Sunday, August 03, 2008

Farther East



I stopped in Singapore last week on my way to Bali for a microcredit summit. I was blessed with an eight hour layover--the perfect opportunity to see a city I wouldn't otherwise treat as a destination. Friends told me to stay in the airport--"the shopping is incredible." But, I've found that shopping is less incredible when you make an emerging market salary in a developed country shopping arcade.

I signed up, instead, for the free tour of Singapore for passengers with layovers more than 5 hours. It consisted of a bus ride to a boat ride and then back on the bus--all narrated by a happy guide. There are all sorts of talking points I'm sure I could have incorporated into this entry had I not fallen asleep the minute the wheels started rolling on the way to and from the boat.

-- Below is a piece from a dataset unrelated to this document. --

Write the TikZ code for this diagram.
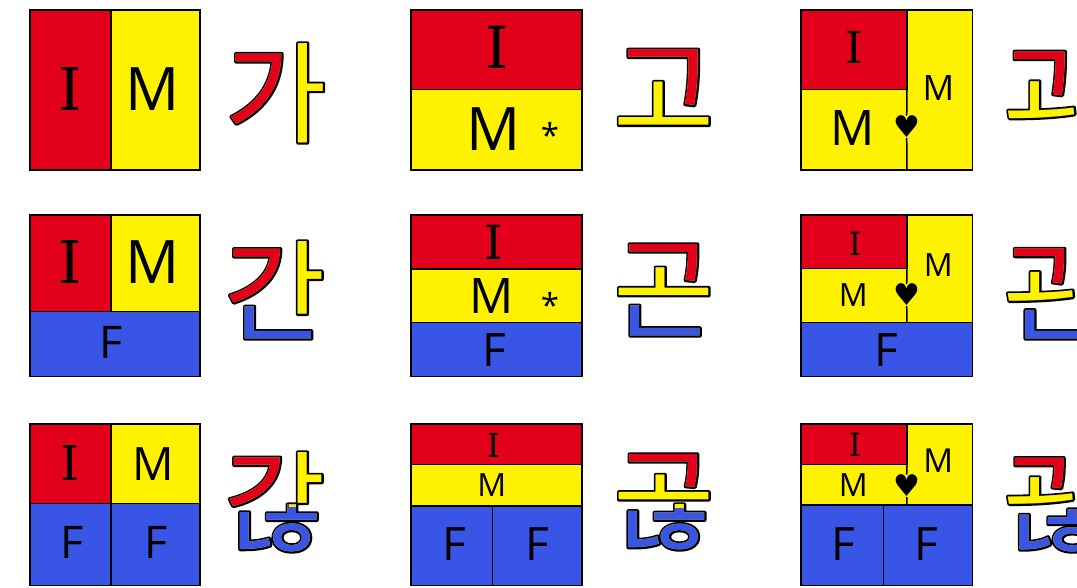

Here's what I can tell you: Singapore is clean. We all know this, and true to form, there's no gum in sight. Additionally, there seem to be very few people who venture out of shopping malls--underground passageways connect one mall to another. I saw maybe a total of 5 locals the entire tour (could have been my own fault thought; as I said, my eyes were closed most of the time). Other notes: there are quite a few sky scrapers and more on the way. You will be sentenced to death for drug trafficking. And what else? Oh, this is what I caught from the guide: "Singapore is made up primarily of 4 cultural groups: Indians, Chinese, Malays and Others." I didn't realize that Others was an actual group, but according to the guide, it is group 4. This must be the category reserved for "Anglos of Global Origin."

Before the bus tour, I stumbled upon a coffee shop with a sizeable banana walnut muffin with my name on it. As I was perusing their cold food section, I stumbled across this lost soul: TEX-MEX potato salad. Really? I've never even had that in Texas. According to the "barista," the "chef" (this word is being bandied about with a bit too much creative license, me thinks. It is a coffee shop!) worked in the States for a while.

Other Singapore observations: it's a bit like San Francisco, a beautiful city completely devoid of energy or character. That's not a knock against the mass migrators I know who recently moved to SF. Just my opinion of the city of fog...and now Singapore.

Anyway, I whiled away the hours after the tour in the airport, abused the "testers" in the cosmetics stores, bought some Chinese goji berries, gagged as I passed the dried pork store, and seriously considered purchasing some Ginger and Lily Shanghai Tang perfume for $57. And then I remembered that I don't make dollars.